I don't think that redundant disk access are a problem since the OS is supposed to cache files in memory. > Unless you deal with huge files, they will be read once (until the OS flushes the disk cache) for all subsequent pp executions (or any other process).

Good to know, I wasn't aware of this. This would make things much easier, and spare me memory managing all those files. I'm using a cross-platform (Win, Mac, Linux) language for the CMS, all filesystem operations are handled by the language's libraries but I should be able to verify peformance with the lang's debugger and purifier.

Then the double STDIN stream wouldn't be an issue at all since all operations would be from file sources.

pp parses text and macros but not YAML (I don't think that mixing parser would be a good idea).

I know that this would mean implementing a full YAML parser on top of PP, which is beyond the scope of a generic pre-processor. But then, if there was an enhancement in that direction to be made I guess YAML would be the number one choice. As I previously pointed out in issue #9, I've found some external tools to parse YAML contents to env-vars, and they provided rather useful. But possibly it might be even better to go for pandoc filters then.

Thanks for the info, it came at a good time and spared me investing lots of time in the wrong direction. I really think that PP can bring great innovation in pandoc-driven CMSs'. For script based CMS, I think that two good candidate base project are:

The former is a strong CMS build specifically around Pandoc, and accepts preprocessors by default (haven't had yet time to test if it integrates well with PP).

The latter is particularly promising because is a highly customizable and plugin-driven multipurpose CMS framework. It already has a pandoc wrapper (metalsmith-pandoc) and would only require a PP plugin to make the magic happen.

The good thing about PP + Pandoc is that you have a simple base (markdown or rst, which have simple rules) and you add your custom macros taylored to your needs. So you don't have the cumbersomeness of big applications (like Asciidoc/AsciiDoctor, and their complex rules), but still enjoy the freedom of acomplishing whatever you want by reaching for external tools or scripts. Once a project is set up, with all its PP macros in place, maintainance is really easy — and by changing a single macro you can affect the whole project's output. And the good part is that it doesn't involve programming skills nor knowledge of any specific language, so you can expect a wider contributors pool.

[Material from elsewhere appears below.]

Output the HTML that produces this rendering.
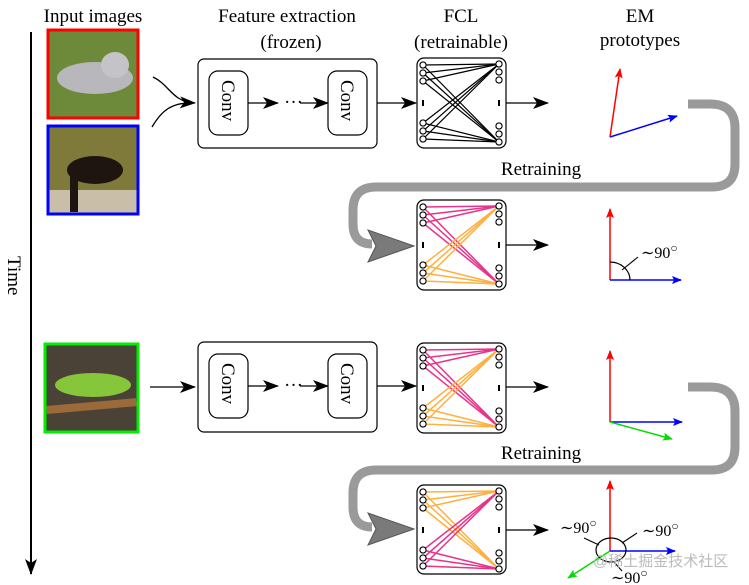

tajmone commented 7 years ago

Thanks a lot for this tip Christophe! I did some research on the topic to fill the gap, and realized it would be pointless to implement all those manual memory buffers, and from the documentation of the language I'm currently using for the project I see that I can set the FileBuffer size (or disable buffering altogether) for all file I/O operations, and even force to flush buffers in writing operations — and this works cross-platform.

So my app should benefit from any OS' built-in file caching system, and the language handles it transparently with its file library.